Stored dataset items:
####################
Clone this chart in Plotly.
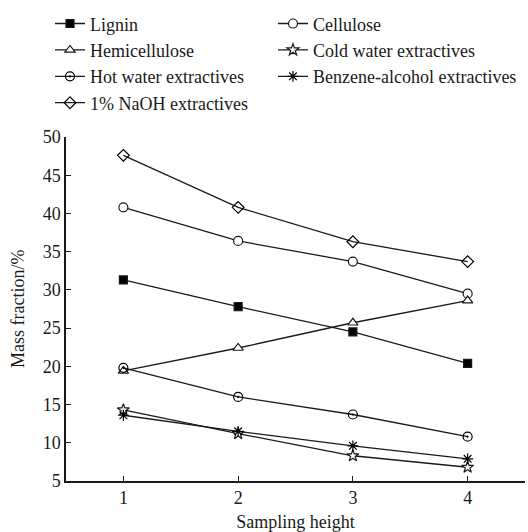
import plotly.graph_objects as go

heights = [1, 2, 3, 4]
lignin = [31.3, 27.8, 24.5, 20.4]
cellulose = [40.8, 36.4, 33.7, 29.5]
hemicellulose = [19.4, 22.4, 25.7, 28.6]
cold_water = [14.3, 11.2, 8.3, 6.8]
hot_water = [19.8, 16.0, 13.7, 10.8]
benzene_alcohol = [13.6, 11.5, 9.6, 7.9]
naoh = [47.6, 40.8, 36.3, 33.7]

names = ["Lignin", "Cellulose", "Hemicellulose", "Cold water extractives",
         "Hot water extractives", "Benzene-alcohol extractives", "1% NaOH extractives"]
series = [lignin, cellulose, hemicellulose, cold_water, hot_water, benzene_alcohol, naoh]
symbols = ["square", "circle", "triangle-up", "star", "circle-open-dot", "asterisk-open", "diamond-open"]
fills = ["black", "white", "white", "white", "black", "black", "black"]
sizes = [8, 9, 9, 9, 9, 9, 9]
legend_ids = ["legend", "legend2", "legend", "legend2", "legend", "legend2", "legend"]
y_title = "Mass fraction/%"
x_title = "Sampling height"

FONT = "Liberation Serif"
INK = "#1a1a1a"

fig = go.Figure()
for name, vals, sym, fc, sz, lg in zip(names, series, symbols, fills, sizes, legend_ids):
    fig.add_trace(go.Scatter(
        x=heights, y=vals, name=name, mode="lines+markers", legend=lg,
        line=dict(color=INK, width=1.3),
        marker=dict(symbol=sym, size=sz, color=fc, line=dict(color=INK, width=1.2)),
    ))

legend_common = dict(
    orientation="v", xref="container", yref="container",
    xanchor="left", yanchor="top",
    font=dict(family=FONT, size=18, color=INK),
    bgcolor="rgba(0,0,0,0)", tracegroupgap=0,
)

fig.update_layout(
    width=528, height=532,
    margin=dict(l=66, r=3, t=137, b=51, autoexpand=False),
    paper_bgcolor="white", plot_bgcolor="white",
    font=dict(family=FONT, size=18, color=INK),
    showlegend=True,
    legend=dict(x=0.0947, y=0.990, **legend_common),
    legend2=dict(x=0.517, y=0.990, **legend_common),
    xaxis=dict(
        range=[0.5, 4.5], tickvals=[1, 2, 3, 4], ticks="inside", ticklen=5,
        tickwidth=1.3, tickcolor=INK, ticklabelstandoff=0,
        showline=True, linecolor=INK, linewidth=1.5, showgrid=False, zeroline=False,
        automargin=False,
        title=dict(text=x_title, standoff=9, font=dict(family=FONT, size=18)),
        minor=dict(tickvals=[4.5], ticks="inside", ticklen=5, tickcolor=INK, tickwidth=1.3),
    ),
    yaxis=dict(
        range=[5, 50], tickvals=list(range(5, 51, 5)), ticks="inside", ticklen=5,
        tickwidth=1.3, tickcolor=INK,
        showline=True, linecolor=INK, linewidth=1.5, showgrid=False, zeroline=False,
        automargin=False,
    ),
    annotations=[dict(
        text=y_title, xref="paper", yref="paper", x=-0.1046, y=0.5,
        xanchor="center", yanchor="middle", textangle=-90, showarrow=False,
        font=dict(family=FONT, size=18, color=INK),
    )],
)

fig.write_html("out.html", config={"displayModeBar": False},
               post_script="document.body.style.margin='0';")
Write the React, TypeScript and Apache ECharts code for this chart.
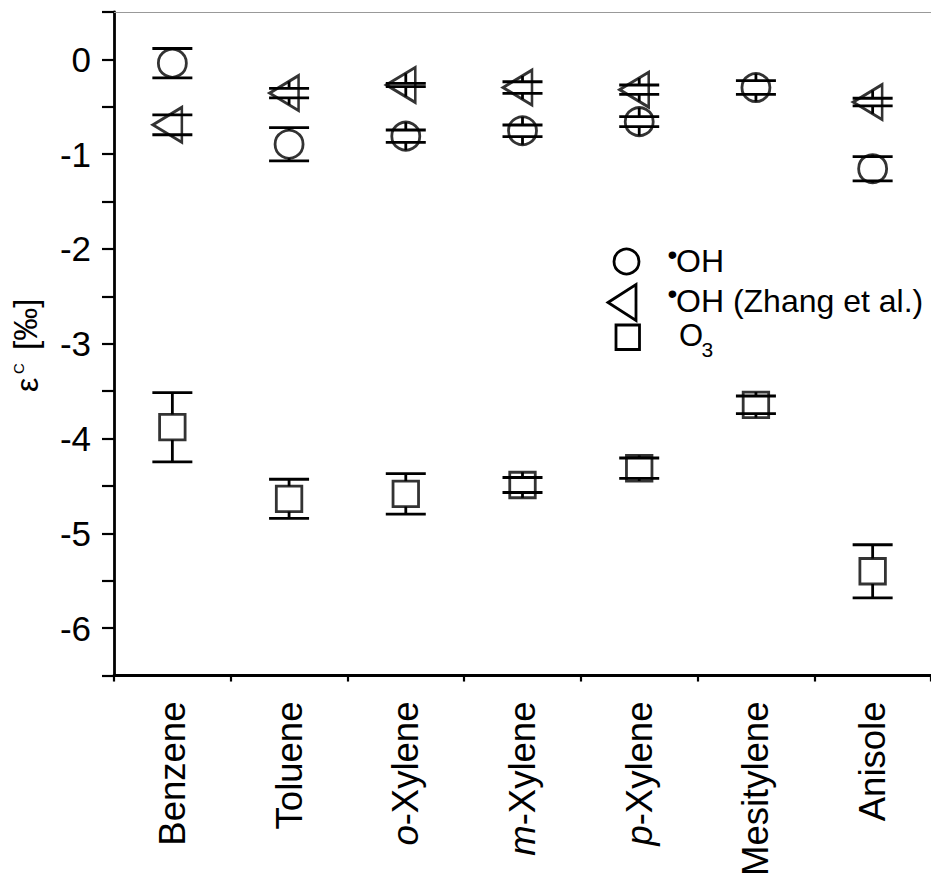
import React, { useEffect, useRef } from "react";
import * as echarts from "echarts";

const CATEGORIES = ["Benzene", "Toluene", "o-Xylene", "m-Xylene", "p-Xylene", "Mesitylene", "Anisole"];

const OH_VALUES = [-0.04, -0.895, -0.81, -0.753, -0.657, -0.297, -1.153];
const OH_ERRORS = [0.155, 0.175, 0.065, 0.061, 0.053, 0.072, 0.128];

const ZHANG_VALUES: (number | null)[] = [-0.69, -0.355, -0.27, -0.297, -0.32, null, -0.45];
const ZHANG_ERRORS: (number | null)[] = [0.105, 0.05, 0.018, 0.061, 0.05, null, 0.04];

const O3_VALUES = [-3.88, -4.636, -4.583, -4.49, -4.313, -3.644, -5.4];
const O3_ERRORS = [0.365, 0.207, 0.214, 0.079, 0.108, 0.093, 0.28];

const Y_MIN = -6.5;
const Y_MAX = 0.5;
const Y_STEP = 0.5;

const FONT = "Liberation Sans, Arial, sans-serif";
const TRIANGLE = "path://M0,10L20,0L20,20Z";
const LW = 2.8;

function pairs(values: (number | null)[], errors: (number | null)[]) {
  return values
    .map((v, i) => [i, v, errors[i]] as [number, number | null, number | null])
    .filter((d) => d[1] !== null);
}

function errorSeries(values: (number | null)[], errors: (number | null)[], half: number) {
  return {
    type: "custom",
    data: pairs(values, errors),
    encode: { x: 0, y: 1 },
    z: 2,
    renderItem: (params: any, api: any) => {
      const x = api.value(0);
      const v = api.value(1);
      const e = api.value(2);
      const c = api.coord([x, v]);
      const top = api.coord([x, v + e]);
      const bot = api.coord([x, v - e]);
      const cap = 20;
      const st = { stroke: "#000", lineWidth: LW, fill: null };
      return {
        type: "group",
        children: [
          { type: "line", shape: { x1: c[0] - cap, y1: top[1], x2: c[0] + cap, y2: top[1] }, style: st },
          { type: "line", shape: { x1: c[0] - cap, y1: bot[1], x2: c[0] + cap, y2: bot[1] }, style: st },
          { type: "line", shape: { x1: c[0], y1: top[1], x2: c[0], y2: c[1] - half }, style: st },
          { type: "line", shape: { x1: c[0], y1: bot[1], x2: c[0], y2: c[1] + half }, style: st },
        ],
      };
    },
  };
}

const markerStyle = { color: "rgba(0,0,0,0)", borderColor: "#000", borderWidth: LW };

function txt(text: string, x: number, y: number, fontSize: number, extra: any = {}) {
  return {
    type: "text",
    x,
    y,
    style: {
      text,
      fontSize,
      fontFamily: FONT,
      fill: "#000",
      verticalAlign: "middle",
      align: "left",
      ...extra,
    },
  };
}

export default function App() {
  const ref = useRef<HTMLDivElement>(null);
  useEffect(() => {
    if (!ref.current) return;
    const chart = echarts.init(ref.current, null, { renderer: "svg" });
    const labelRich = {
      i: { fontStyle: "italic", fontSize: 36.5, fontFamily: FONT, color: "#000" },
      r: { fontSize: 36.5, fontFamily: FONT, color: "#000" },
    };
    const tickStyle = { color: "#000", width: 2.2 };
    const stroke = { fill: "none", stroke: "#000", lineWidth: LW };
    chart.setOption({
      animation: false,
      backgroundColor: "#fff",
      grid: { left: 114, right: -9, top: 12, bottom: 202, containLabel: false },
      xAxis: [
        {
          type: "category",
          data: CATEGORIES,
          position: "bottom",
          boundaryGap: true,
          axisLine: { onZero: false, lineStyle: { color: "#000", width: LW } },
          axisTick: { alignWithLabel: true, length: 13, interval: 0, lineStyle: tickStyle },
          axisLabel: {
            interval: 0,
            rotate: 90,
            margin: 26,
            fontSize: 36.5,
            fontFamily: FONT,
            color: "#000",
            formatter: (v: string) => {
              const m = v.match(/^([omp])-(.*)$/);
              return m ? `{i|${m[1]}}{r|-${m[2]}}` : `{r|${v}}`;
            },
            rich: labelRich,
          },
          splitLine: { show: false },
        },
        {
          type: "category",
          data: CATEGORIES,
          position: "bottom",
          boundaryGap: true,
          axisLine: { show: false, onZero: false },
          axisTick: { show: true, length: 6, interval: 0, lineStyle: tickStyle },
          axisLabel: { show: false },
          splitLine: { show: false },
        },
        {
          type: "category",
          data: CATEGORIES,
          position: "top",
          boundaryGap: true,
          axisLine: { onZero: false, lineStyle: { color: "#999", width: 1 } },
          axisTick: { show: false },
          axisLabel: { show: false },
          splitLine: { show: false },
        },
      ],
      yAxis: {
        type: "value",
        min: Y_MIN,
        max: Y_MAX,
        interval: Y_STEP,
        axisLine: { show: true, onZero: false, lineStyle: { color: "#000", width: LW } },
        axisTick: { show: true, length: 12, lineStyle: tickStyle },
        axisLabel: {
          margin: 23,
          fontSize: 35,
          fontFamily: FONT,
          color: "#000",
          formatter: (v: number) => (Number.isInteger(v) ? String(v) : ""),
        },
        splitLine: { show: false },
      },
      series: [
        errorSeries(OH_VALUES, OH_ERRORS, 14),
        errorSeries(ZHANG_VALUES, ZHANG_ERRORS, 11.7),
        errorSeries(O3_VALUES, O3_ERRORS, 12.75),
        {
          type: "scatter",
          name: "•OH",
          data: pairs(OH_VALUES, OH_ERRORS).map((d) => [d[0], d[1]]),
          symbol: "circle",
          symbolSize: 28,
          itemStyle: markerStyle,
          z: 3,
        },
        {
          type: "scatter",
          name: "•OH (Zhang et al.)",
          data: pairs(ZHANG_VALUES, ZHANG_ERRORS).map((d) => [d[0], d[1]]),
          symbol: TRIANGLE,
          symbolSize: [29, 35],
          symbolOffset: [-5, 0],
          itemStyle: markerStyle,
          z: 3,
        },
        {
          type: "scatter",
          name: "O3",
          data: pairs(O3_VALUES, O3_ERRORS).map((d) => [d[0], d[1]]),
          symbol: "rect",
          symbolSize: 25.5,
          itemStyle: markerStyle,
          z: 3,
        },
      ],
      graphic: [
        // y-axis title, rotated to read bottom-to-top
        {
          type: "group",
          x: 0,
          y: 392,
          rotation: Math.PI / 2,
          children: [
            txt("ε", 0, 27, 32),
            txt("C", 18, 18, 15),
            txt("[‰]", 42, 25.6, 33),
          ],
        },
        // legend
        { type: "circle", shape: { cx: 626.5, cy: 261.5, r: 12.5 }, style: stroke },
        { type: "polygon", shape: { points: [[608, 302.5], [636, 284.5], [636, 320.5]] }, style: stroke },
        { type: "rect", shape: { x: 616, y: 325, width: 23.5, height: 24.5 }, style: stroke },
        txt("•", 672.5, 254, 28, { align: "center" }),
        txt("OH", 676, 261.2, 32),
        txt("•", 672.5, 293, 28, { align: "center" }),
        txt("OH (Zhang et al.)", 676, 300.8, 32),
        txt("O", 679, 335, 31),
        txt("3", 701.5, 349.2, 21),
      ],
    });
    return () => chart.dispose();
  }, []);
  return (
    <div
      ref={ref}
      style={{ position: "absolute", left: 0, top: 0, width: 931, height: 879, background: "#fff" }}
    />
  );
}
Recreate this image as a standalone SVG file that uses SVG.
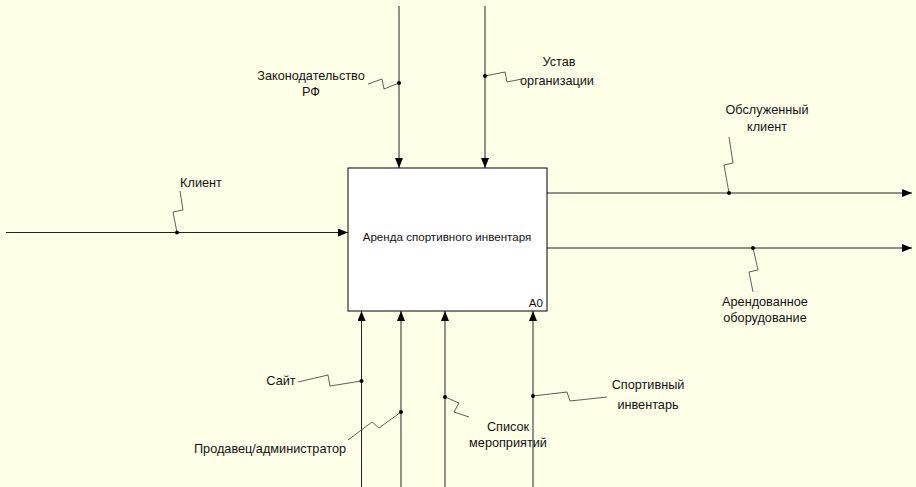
####################
» **What is required**
Start at the first line of the records and write out everything up to and including the line containing "naoh = [47.6, 40.8, 36.3, 33.7]". No pictures.

» **Full response**
Clone this chart in Plotly.
import plotly.graph_objects as go

heights = [1, 2, 3, 4]
lignin = [31.3, 27.8, 24.5, 20.4]
cellulose = [40.8, 36.4, 33.7, 29.5]
hemicellulose = [19.4, 22.4, 25.7, 28.6]
cold_water = [14.3, 11.2, 8.3, 6.8]
hot_water = [19.8, 16.0, 13.7, 10.8]
benzene_alcohol = [13.6, 11.5, 9.6, 7.9]
naoh = [47.6, 40.8, 36.3, 33.7]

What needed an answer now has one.